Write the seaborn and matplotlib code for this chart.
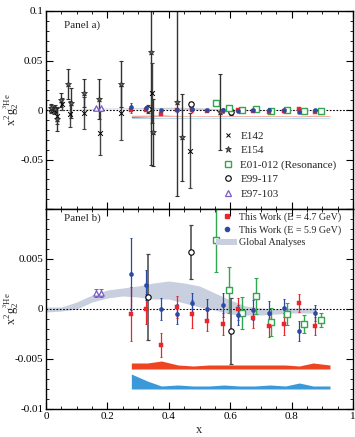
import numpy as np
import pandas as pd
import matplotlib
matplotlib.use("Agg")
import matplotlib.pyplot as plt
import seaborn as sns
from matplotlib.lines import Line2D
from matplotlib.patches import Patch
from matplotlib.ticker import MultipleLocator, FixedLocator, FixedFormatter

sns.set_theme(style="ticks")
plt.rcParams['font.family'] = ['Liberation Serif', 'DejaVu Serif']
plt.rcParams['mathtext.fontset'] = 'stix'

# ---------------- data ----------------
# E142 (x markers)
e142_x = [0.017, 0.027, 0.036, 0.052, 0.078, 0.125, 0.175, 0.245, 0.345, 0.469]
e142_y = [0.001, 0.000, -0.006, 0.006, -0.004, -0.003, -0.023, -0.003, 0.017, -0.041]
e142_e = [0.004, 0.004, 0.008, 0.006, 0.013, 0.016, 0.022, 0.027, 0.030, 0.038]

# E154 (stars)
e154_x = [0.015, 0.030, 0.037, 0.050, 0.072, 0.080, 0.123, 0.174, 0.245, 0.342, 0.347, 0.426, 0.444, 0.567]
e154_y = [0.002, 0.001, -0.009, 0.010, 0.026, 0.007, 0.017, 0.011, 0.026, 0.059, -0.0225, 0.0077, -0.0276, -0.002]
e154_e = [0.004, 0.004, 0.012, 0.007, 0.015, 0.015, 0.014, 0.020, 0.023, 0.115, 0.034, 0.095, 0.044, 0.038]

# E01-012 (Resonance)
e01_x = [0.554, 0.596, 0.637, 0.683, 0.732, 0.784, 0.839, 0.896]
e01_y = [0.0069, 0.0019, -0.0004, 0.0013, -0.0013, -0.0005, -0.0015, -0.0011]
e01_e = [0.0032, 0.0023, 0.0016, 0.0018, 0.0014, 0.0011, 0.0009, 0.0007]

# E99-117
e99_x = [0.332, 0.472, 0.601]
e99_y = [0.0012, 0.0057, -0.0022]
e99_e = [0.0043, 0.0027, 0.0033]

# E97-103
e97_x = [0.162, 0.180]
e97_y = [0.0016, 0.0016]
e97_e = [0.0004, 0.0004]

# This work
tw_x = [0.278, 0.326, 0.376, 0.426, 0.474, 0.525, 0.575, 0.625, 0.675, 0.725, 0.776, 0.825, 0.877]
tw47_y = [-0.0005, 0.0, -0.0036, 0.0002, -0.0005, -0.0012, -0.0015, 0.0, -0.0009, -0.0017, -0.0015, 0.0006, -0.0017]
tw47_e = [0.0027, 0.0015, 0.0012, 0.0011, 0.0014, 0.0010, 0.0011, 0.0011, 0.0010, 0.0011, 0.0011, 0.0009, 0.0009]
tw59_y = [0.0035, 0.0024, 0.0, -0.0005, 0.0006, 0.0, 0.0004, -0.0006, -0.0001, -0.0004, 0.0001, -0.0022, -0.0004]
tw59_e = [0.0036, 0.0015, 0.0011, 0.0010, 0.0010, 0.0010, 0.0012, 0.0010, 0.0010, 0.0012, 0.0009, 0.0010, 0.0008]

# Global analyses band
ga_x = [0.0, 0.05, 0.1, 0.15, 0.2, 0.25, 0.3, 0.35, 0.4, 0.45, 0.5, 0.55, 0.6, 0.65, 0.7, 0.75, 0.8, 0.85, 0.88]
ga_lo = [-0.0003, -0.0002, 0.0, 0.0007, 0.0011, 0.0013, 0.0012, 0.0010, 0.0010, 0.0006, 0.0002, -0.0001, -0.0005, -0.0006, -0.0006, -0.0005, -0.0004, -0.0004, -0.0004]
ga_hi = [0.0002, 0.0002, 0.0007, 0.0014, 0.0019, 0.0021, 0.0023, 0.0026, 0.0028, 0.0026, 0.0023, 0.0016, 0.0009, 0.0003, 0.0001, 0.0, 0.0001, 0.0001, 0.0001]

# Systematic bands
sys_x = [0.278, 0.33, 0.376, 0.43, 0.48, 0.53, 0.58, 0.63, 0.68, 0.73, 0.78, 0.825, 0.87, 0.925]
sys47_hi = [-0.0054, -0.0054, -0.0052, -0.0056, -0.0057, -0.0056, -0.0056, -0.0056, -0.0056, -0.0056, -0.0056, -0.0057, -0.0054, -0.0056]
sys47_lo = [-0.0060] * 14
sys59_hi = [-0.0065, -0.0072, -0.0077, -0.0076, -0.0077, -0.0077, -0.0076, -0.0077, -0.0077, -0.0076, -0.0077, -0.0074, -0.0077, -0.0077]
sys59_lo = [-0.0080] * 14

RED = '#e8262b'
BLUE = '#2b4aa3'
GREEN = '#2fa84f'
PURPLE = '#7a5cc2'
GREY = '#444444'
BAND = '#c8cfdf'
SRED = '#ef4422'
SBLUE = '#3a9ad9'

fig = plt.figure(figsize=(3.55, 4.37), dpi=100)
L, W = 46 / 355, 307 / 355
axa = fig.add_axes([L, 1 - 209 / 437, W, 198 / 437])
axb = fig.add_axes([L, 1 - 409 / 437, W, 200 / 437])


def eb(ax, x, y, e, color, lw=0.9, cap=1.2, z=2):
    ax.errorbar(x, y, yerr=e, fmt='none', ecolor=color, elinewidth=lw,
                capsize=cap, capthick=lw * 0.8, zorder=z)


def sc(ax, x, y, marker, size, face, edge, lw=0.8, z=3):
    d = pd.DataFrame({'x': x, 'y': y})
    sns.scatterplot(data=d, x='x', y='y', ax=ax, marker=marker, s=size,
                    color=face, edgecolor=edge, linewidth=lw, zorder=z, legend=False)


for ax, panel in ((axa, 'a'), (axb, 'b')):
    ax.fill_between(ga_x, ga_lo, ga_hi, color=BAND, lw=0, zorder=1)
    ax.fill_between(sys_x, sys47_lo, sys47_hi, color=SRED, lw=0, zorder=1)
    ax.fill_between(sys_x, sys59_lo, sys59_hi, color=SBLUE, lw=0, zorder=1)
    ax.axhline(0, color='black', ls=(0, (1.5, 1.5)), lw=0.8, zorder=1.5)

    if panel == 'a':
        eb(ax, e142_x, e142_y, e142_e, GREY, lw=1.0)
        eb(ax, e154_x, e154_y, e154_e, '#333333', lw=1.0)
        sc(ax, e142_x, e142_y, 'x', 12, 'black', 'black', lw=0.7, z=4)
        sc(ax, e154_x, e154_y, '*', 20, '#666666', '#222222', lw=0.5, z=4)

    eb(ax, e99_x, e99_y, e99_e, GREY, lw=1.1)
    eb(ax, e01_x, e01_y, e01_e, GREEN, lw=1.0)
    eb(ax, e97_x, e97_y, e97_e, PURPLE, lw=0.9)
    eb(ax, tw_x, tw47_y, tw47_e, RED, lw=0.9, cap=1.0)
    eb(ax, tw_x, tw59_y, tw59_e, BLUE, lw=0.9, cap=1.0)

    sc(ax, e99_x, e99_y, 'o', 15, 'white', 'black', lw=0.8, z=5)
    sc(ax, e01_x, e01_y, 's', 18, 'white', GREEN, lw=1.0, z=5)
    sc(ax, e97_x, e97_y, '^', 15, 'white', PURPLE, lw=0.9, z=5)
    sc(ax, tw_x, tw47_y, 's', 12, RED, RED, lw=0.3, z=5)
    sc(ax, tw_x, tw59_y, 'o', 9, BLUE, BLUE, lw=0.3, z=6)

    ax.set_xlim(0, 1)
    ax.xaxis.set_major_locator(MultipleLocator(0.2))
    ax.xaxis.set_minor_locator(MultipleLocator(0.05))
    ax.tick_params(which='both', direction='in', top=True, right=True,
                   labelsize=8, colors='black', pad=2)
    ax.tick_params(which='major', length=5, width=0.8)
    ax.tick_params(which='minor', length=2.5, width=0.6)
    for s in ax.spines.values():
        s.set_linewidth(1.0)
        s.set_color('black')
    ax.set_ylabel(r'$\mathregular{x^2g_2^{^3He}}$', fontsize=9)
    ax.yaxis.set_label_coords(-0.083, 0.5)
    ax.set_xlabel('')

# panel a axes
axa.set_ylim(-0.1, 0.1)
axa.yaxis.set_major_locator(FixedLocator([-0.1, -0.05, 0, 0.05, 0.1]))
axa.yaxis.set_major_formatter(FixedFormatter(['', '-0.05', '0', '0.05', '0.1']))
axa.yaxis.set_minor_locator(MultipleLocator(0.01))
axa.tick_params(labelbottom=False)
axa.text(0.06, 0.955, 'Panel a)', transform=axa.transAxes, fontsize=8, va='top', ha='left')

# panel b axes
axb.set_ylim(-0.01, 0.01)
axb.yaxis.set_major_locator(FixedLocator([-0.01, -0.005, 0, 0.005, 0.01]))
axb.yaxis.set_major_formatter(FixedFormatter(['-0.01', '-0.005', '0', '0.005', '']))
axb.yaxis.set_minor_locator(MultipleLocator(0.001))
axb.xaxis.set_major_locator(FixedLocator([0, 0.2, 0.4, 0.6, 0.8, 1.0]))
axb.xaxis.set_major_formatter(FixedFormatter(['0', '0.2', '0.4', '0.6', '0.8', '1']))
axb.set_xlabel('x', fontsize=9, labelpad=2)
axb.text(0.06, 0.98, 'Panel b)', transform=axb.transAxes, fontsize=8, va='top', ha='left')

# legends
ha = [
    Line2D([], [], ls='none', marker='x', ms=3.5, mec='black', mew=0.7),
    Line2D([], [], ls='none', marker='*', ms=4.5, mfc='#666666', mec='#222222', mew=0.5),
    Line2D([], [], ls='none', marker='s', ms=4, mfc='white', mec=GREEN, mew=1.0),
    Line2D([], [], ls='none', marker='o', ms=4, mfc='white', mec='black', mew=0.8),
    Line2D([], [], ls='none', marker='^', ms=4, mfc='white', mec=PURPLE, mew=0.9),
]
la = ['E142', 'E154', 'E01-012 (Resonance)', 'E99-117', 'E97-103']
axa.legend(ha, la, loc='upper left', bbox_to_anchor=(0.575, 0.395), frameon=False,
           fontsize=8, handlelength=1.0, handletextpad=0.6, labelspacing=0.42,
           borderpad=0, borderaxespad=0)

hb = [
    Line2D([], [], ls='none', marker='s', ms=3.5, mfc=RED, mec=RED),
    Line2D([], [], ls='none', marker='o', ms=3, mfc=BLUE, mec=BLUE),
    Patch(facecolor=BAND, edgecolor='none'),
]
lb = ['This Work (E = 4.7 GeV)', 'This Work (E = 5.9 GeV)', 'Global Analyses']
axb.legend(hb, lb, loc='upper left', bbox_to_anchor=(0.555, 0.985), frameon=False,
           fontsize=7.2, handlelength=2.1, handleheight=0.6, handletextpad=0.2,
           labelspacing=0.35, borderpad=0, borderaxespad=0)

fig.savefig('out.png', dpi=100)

## [Your goal]
Give again, word for word, every line from the top of the data through the line with "plt.rcParams['mathtext.fontset'] = 'stix'", both ends included, and exclude the pictures.

## [Answer to the task]
Write the seaborn and matplotlib code for this chart.
import numpy as np
import pandas as pd
import matplotlib
matplotlib.use("Agg")
import matplotlib.pyplot as plt
import seaborn as sns
from matplotlib.lines import Line2D
from matplotlib.patches import Patch
from matplotlib.ticker import MultipleLocator, FixedLocator, FixedFormatter

sns.set_theme(style="ticks")
plt.rcParams['font.family'] = ['Liberation Serif', 'DejaVu Serif']
plt.rcParams['mathtext.fontset'] = 'stix'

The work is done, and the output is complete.